Quando o Mérito Vira Métrica: Crônica de uma Universidade Exausta

postado em: Avaliação, Comportamento, Pesquisa | 0

A universidade que aprendemos a admirar na juventude já não se reconhece no espelho. O ambiente acadêmico, antes marcado pela curiosidade e pela vontade de pensar o mundo, tornou-se um espaço que cobra resultados numéricos com insistência. O professor, que ontem era lembrado pelo diálogo que despertava, hoje é avaliado pelo número de artigos produzidos, pelas citações acumuladas, pelos financiamentos obtidos. Uma boa aula já não conta tanto quanto um gráfico ascendente no currículo; formar pessoas vale menos do que alimentar plataformas.

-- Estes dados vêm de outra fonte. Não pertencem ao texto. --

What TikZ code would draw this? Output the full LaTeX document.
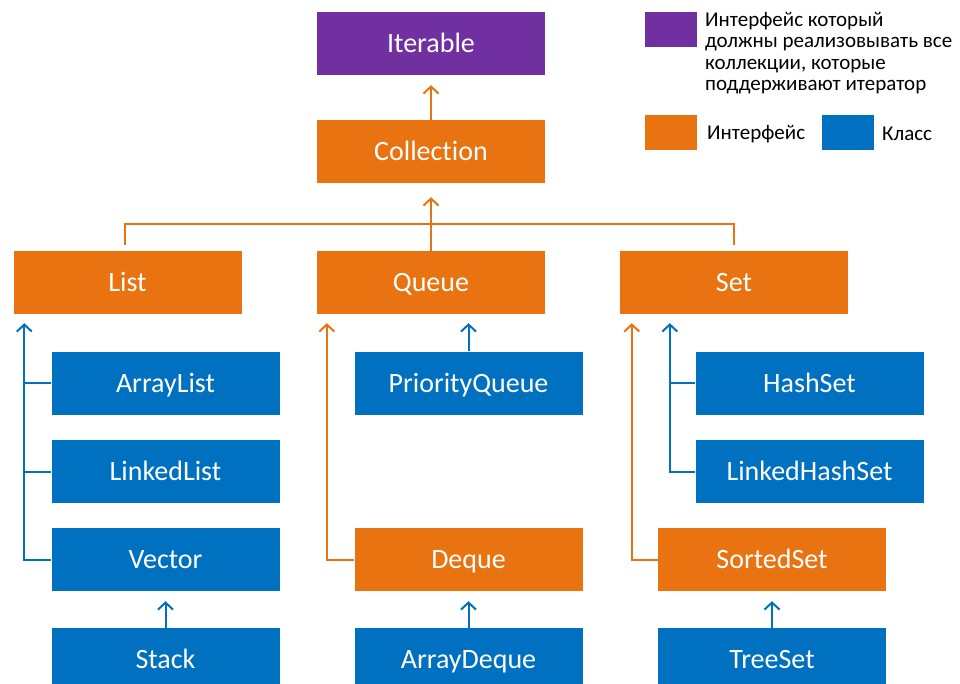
\documentclass[tikz,border=0pt]{standalone}
\usepackage{fontspec}
\setmainfont[Ligatures={NoCommon}]{Carlito}
\usetikzlibrary{arrows.meta}
\definecolor{ipurple}{HTML}{7030A0}
\definecolor{iorange}{HTML}{E97311}
\definecolor{cblue}{HTML}{0070C0}
\tikzset{
  base/.style={minimum width=228pt, minimum height=63pt, inner sep=0pt,
    text height=24pt, text depth=6pt,
    text=white, font=\fontsize{28}{32}\selectfont},
  itop/.style={base, fill=ipurple},
  iface/.style={base, fill=iorange},
  klass/.style={base, fill=cblue},
  tip/.style={-{Straight Barb[length=7pt,width=15pt,line width=2pt]}, line width=2pt},
  oline/.style={draw=iorange, line width=2pt},
  bline/.style={draw=cblue, line width=2pt},
  oarr/.style={oline, tip},
  barr/.style={bline, tip},
  swatch/.style={minimum width=52pt, minimum height=35pt, inner sep=0pt},
  legtext/.style={font=\fontsize{21}{21.5}\selectfont, align=left, inner sep=0pt, anchor=north west}
}
\begin{document}
\begin{tikzpicture}[x=1pt, y=-1pt]
\clip (0,0) rectangle (960,684);
\useasboundingbox (0,0) rectangle (960,684);

% hierarchy boxes
\node[itop]  (iterable)   at (431,43.5)  {Iterable};
\node[iface] (collection) at (431,151.5) {Collection};
\node[iface] (list)       at (127.5,282.5) {List};
\node[iface] (queue)      at (431,282.5) {Queue};
\node[iface] (set)        at (734,282.5) {Set};
\node[klass] (arraylist)  at (165.5,383) {ArrayList};
\node[klass] (linkedlist) at (165.5,471.5) {LinkedList};
\node[klass] (vector)     at (165.5,559.5) {Vector};
\node[klass] (stack)      at (165.5,659.5) {Stack};
\node[klass] (pqueue)     at (468.5,383) {PriorityQueue};
\node[iface] (deque)      at (468.5,559.5) {Deque};
\node[klass] (adeque)     at (468.5,659.5) {ArrayDeque};
\node[klass] (hashset)    at (809.5,383) {HashSet};
\node[klass] (lhashset)   at (809.5,471.5) {LinkedHashSet};
\node[iface] (sortedset)  at (772,559.5) {SortedSet};
\node[klass] (treeset)    at (772,659.5) {TreeSet};

% Collection -> Iterable
\draw[oarr, shorten >=10pt] (collection.north) -- (iterable.south);

% List / Queue / Set -> Collection
\draw[oline] ([xshift=-2.5pt,yshift=6pt]list.north) -- ([xshift=-2.5pt,yshift=27pt]list.north)
  -| ([yshift=6pt]set.north);
\draw[oarr, shorten >=14pt] (queue.north) -- (collection.south);

% List implementations
\coordinate (lbus) at ([xshift=11pt,yshift=-9pt]list.south west);
\draw[barr] (vector.west) -| (lbus);
\draw[bline] (arraylist.west) -- (arraylist.west -| lbus);
\draw[bline] (linkedlist.west) -- (linkedlist.west -| lbus);
\draw[barr, shorten >=10pt] (stack.north) -- (vector.south);

% Queue branch
\draw[barr, shorten >=9pt] (pqueue.north) -- (pqueue.north |- queue.south);
\coordinate (qbus) at ([xshift=10pt,yshift=-9pt]queue.south west);
\draw[oarr] (deque.west) -| (qbus);
\draw[barr, shorten >=10pt] (adeque.north) -- (deque.south);

% Set branch
\coordinate (sbus) at ([xshift=12pt,yshift=-9pt]set.south west);
\draw[oarr] (sortedset.west) -| (sbus);
\coordinate (hbus) at ([xshift=50pt,yshift=-9pt]set.south west);
\draw[barr] (lhashset.west) -| (hbus);
\draw[bline] (hashset.west) -- (hashset.west -| hbus);
\draw[barr, shorten >=10pt] (treeset.north) -- (sortedset.south);

% legend
\node[swatch, fill=ipurple] (lgp) at (671,29.5) {};
\node[legtext] (lgptext) at (705,12) {Интерфейс который\\должны реализовывать все\\коллекции, которые\\поддерживают итератор};
\node[swatch, fill=iorange] (lgo) at (671,132.5) {};
\node[legtext, anchor=west] (lgotext) at (707,134) {Интерфейс};
\node[swatch, fill=cblue] (lgb) at (847.5,132.5) {};
\node[legtext, anchor=west] (lgbtext) at (882,134) {Класс};
\end{tikzpicture}
\end{document}
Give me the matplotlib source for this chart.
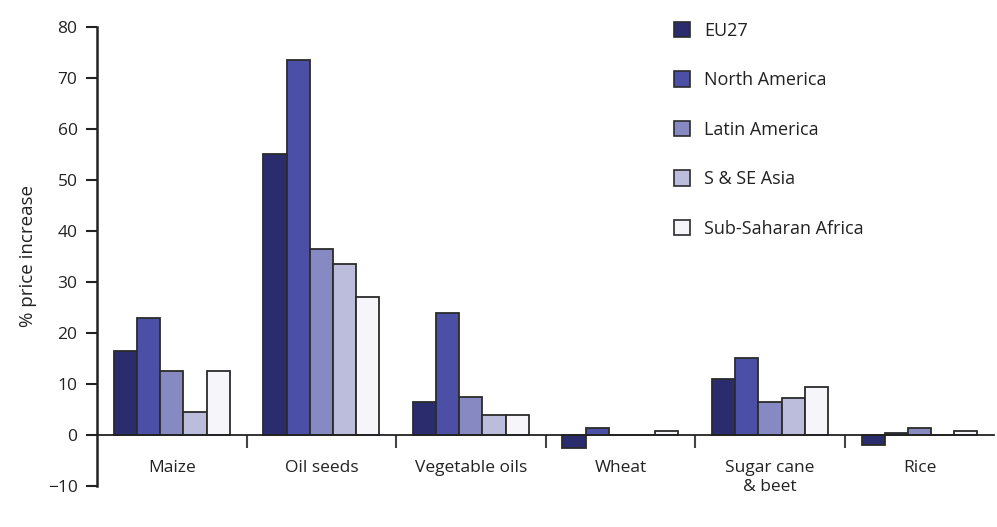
import numpy as np
import matplotlib.pyplot as plt
from matplotlib.patches import Patch
from matplotlib.ticker import FixedLocator

plt.rcParams['font.family'] = ['Open Sans', 'DejaVu Sans']

categories = ['Maize', 'Oil seeds', 'Vegetable oils', 'Wheat', 'Sugar cane\n& beet', 'Rice']
regions = ['EU27', 'North America', 'Latin America', 'S & SE Asia', 'Sub-Saharan Africa']

eu27 = [16.5, 55.0, 6.5, -2.5, 11.0, -2.0]
north_america = [23.0, 73.5, 24.0, 1.3, 15.0, 0.3]
latin_america = [12.5, 36.5, 7.5, 0.0, 6.5, 1.3]
s_se_asia = [4.5, 33.5, 4.0, 0.0, 7.3, 0.0]
ss_africa = [12.5, 27.0, 4.0, 0.8, 9.5, 0.8]

series = [eu27, north_america, latin_america, s_se_asia, ss_africa]
colors = ['#2a2c6e', '#4b50a6', '#8789c2', '#bcbddd', '#f6f6fa']

fig = plt.figure(figsize=(9.97, 5.27), dpi=100)
ax = fig.add_axes([0.0973, 0.0778, 0.9, 0.871])

x = np.arange(len(categories))
w = 0.155
for i, (vals, c) in enumerate(zip(series, colors)):
    ax.bar(x + (i - 2) * w, vals, width=w, color=c, edgecolor='#2b2b2b',
           linewidth=1.3, label=regions[i], zorder=2)

ax.set_xlim(-0.5, 5.5)
ax.set_ylim(-10, 80)

for s in ['top', 'right']:
    ax.spines[s].set_visible(False)
ax.spines['bottom'].set_position(('data', 0))
ax.spines['bottom'].set_color('#222222')
ax.spines['bottom'].set_linewidth(1.3)
ax.spines['bottom'].set_zorder(3)
ax.spines['left'].set_color('#222222')
ax.spines['left'].set_linewidth(1.8)

ax.set_yticks(np.arange(-10, 81, 10))
ax.tick_params(axis='y', direction='out', length=8, width=1.5, color='#222222',
               labelsize=12.5, pad=6, labelcolor='#222222')

ax.set_xticks(x)
ax.set_xticklabels(categories)
ax.xaxis.set_minor_locator(FixedLocator(x[:-1] + 0.5))
ax.tick_params(axis='x', which='major', length=0, pad=18, labelsize=12.5,
               labelcolor='#222222')
ax.tick_params(axis='x', which='minor', direction='out', length=9, width=1.5,
               color='#444444')
for lab in ax.get_xticklabels():
    lab.set_verticalalignment('top')
    lab.set_linespacing(1.25)

ax.set_ylabel('% price increase', fontsize=13.5, color='#222222', labelpad=8)

handles = [Patch(facecolor=c, edgecolor='#2b2b2b', linewidth=1.2) for c in colors]
fig.legend(handles, regions, loc='upper left', bbox_to_anchor=(0.66, 0.99),
           frameon=False, fontsize=13, labelspacing=1.75, handlelength=0.85,
           handleheight=0.95, handletextpad=0.8, labelcolor='#222222')

fig.savefig('out.png', dpi=100)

Essa é a realidade mais dura: o valor do trabalho intelectual foi reduzido ao que pode ser medido. Quando a produção diminui, diminui também o reconhecimento. A expressão “Publicar ou Perecer” não é exagero retórico; ela descreve um cotidiano que exige ritmo constante, metas sucessivas, prazos que não cessam. Quem para para respirar arrisca desaparecer na competição. Para os pesquisadores mais jovens, essa lógica é ainda mais severa: não produzir significa ficar à margem.

Paralelamente, a gestão universitária se expandiu de forma notável. Crescem os setores burocráticos, as exigências de relatórios, prestações de contas, regulamentações. Cada projeto, cada atividade, cada passo precisam ser descritos, justificados, registrados. O tempo dedicado a explicar o que se pretende fazer muitas vezes supera o tempo realmente dedicado a fazer. O ensino e a pesquisa, que deveriam ocupar o centro, disputam espaço com tarefas administrativas que se multiplicam.

A exigência de “impacto social” segue a mesma linha. Em princípio, é uma ideia importante: pesquisa que dialoga com a sociedade, que contribui com problemas reais. Na prática, porém, não raramente torna-se um requisito formal, cumprido por discursos prontos. Projetos relevantes precisam agora vir acompanhados de justificativas convincentes, mesmo quando o verdadeiro motivo, a curiosidade ou o interesse intelectual, seria suficiente. A preocupação passa a ser atender a critérios externos, mais do que perseguir perguntas significativas.

Nesse cenário, muitos docentes e pesquisadores trabalham com vínculos frágeis, temporários, com pouca garantia de continuidade. A precarização não é exceção, mas parte do funcionamento. São esses profissionais que assumem grande parte das aulas, orientações e projetos, mesmo sem a estabilidade ou o reconhecimento que merecem. Sem eles, o sistema não se sustenta, ainda que raramente sejam lembrados.

O resultado é um clima de cansaço amplo, perceptível nas conversas rápidas de corredor e nos desabafos discretos. Há crítica, mas raramente há ação. Todos sabem que o modelo atual tem falhas evidentes, que pressiona sem medida e dispersa energias que deveriam estar concentradas no conhecimento. Ainda assim, seguimos porque parar parece arriscado demais.

A universidade continua, mas carrega um peso que não precisaria existir. Talvez ainda seja possível recuperar parte da leveza e da liberdade de pensar que um dia a definiram. Mas, para isso, será necessário mais do que reconhecer o problema; será preciso ter coragem de enfrentar o que se tornou rotina. Hoje, seguimos resistindo como podemos, esperando que a reflexão volte a valer tanto quanto os números que insistem em nos medir.